Noch mal ein anderes Kaliber wird für das Unternehmen die Siedlung in der Überseestadt sein. Sobald die Formalitäten des Kaufs erledigt sind, in wenigen Wochen also, beginnt die Frist von sechs Monaten, in der für die Reihenhäuser im Rahmen eines Wettbewerbs ein Architekt gefunden werden muss. Der Plan ist, sieben unterschiedlichen Wohnungstypen zu bauen. Hinzu kommen drei Tiefgaragen.
Wirtschaftssenator Martin Günthner (SPD) freut sich über den Abschluss: "Dieser Verkauf ist ein weiterer wichtiger Schritt in der Entwicklung der Überseestadt", so Günthner. Die richtige Mischung aus Industrie, Gewerbe, Wohnen und Freizeit verwandle das Revier in einen Ort, an dem Menschen gerne arbeiteten und lebzen.
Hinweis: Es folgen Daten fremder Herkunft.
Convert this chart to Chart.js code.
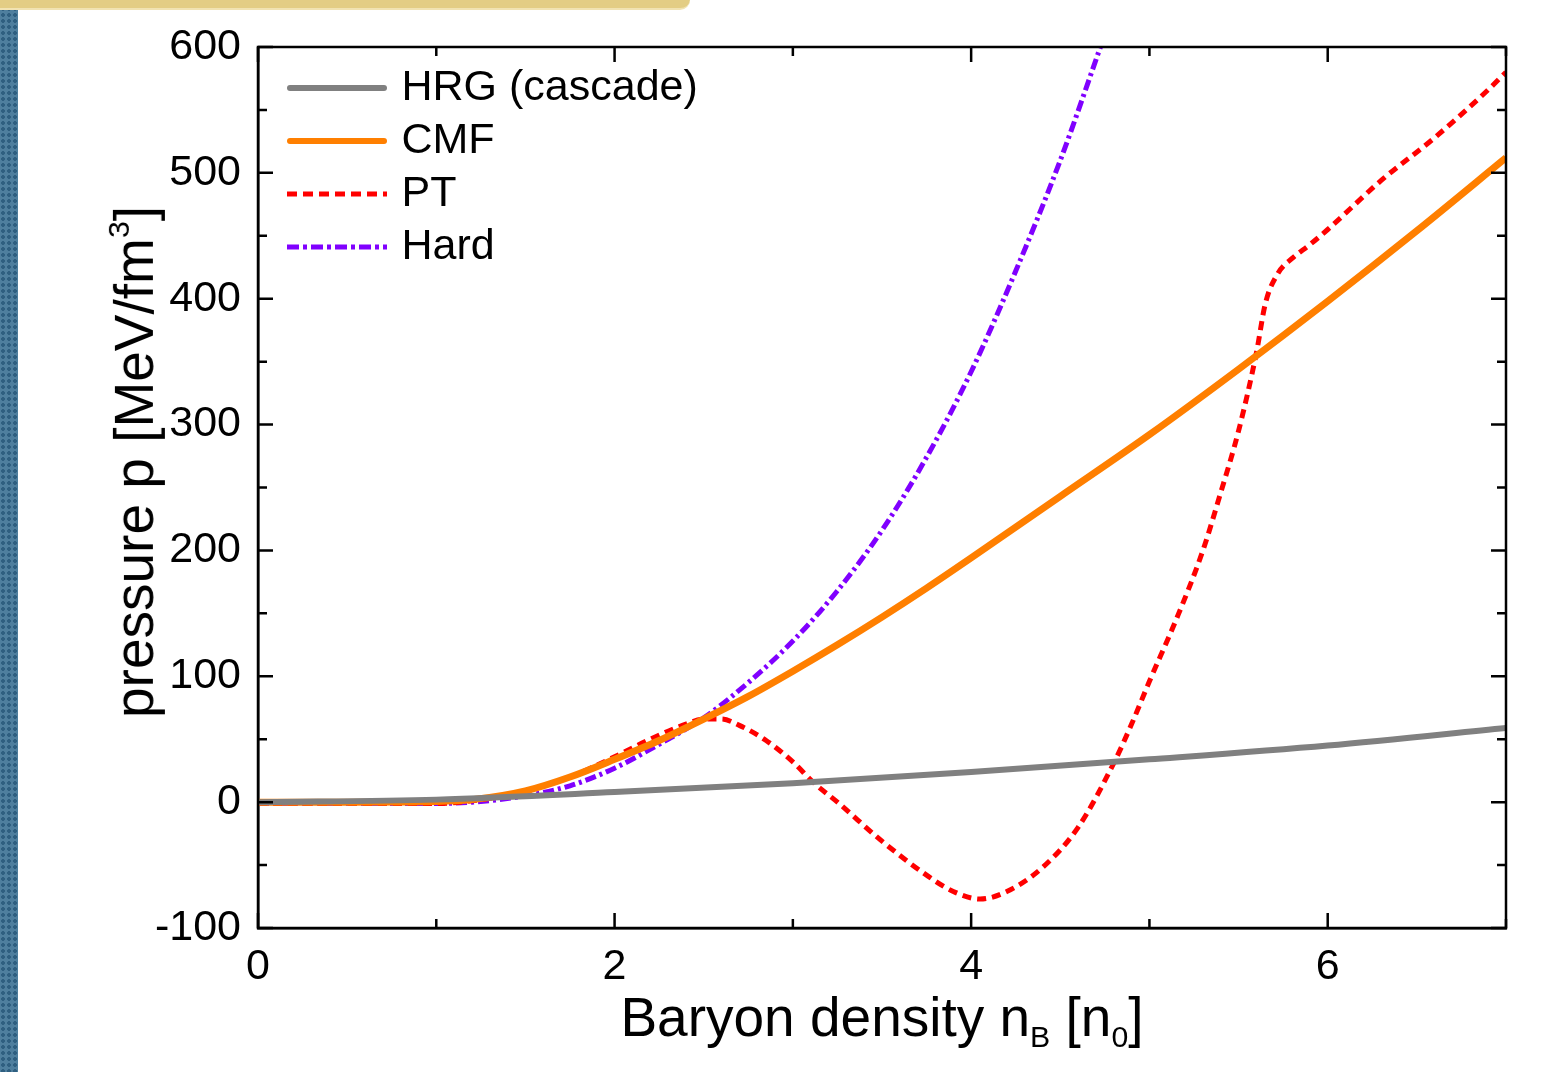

Dass der Investor sich nicht daran halten muss, zu einem Viertel Sozialwohnungen zu schaffen, wie es für städtische Flächen, die anderen überlassen werden, mittlerweile üblich ist, begründet die WFB mit der Gesamtplanung auf der Fläche neben der ehemaligen Kaffee-Rösterei von Eduscho. Dazu gehöre abseits vom Hegemann-Projekt eben auch ein Neubauvorhaben der teilstädtischen Wohnungsgesellschaft Gewoba. Sie werde direkt an der Straße "Am Kaffeequartier" Einheiten bauen, die weit über die 25-Prozent-Quote hinaus zu besonders erschwinglichen Preisen gemietet werden können.